AVX2 is slower than SSE2-4.x under Windows ARM emulation
This deep technical dive benchmarks AVX2 and SSE2-4.x performance under Windows ARM emulation, revealing a surprising slowdown for AVX2. The author was "nerdsniped" by his own curiosity, meticulously comparing real hardware to emulated environments. For developers, the clear takeaway is that relying on emulation for advanced instruction sets can degrade performance, making native ARM compilation essential for speed.
The Lowdown
The author, David Millington, undertook a detailed benchmarking project after noticing unexpected performance in his math libraries on Windows ARM emulation. His goal was to compare the execution speed of AVX2-optimized code against older SSE2-4.x code when run via emulation on Windows 11 ARM. Contrary to what many might expect, AVX2 was not faster.

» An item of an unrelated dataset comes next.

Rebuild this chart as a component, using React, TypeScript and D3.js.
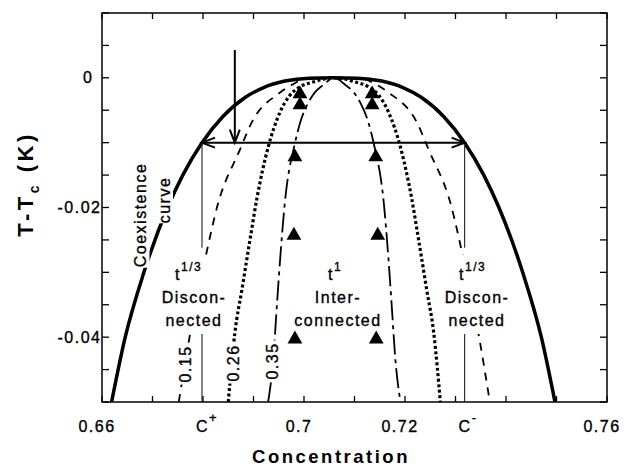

- Windows 11 on ARM uses an emulation layer, Prism, to run x86/x64 applications, which has been marketed for its performance improvements.
- The x64 architecture has evolved with different instruction set levels; x64 v2 includes SSE2-4.x, while x64 v3 incorporates AVX2 and FMA.

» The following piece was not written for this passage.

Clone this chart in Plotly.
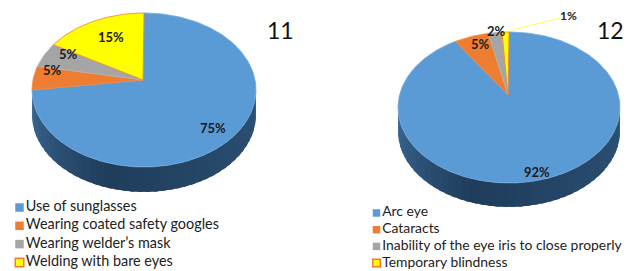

- The benchmark involved running 21 different math operations, heavily vectorized and using 256-bit wide AVX2 instructions, on both native x64 hardware (Intel i7) and an Apple M2 running Windows 11 ARM via Parallels.
- On native Intel hardware, AVX2 code was, as anticipated, 2.7 times faster than SSE2-4.x code.
- However, when emulated on the ARM platform, the AVX2 code performed significantly worse, running at only 2/3 the speed of the SSE2-4.x code.
- Potential reasons for this include AVX2's 256-bit operations requiring translation into two 128-bit NEON operations on ARM, the relative newness and potential lack of optimization in Prism's AVX2 emulation, or specific optimizations for different data types or CPU architectures.
- The conclusion for developers is stark: if performance is a priority, applications should be compiled natively for ARM, rather than relying on x64 emulation, especially for code utilizing advanced instruction sets like AVX2.